Let’s illustrate this with a concrete example. A consumer who has purchased from macys.com before is likely going to buy from the site again, because they know and like the retailer. In a future visit, they type in macys.com to go to the site. This is called a “direct” visit in Google Analytics. If the user looks at 20 pages and then completes a purchase, this purchase is an “organic” one, meaning the user didn’t see an ad, click on it and make a purchase as a result of it. Remarketing vendors exploit the GA “feature” that allows them to write false data – a fake click that makes it appear that the user came to the site after clicking on one of the vendor’s ads, run on behalf of the retailer (ever wonder why they don’t let you tag the ads themselves?). More specifically, they record which visits result in a purchase and note the session identifier (See: “cid” exfiltration, documented by security researcher Dr. Krzysztof Franaszek). By inserting false clicks into specific sessions that ended in purchases, remarketing vendors can turn the 20-pageview direct visit into a 21-pageview visit that appears to have come from a click on an ad in their remarketing program. The remarketing vendor has thus claimed credit for a sale that had already happened. 

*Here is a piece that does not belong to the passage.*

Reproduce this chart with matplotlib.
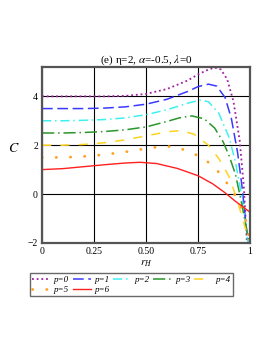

Note that similar exploits have been documented at the intersection of influencer and affiliate fraud — influencers insert false data into marketers’ Google Analytics to make it appear they are able to drive lots of traffic; this helps them secure paid sponsorship and affiliate marketing deals. Once secured, influencers use affiliate links to claim credit for driving what would have been organic sales; so the marketer ends up paying twice for sales that would have happened anyway! Sweet, sweet moolah for the influencer, though. And note the huge uptick in affiliate fraud in 2020 as more people are stuck and home, and increased their online shopping dramatically. 

So what?

What can marketers do if they suspect this is happening to them? Do what Kevin Frisch, Head of Performance Marketing and CRM at Uber, did. He saved Uber millions of dollars when he discovered the pervasive cost-per-install fraud that was ripping off Uber. He paused the ad spending, and the app installs kept happening. Those were organic installs that the mobile exchanges fraudulently claimed credit for, so they could get paid the CPI. In the slide below, the green area is the ad spend. When the spend was paused, notice that the blue line (organic signups) rose to the exact level of the red line (paid signups) before the drop. This shows that the installs that were claimed to have come from paid channels were actually organic installs instead (customers installed the Uber app because they wanted to, not because they saw an ad and clicked on it). The mobile exchanges were falsely claiming credit for organic installs by tricking the attribution reporting. This is equivalent to remarketing vendors claiming credit for sales that have already happened by inserting false data into their own clients’ Google Analytics. This is also why remarketing programs appear to perform many times better than any other form of digital marketing. It only appears to be, because of fraud hidden in plain sight. Do you have the courage to stop this form of fraud ripping off your company?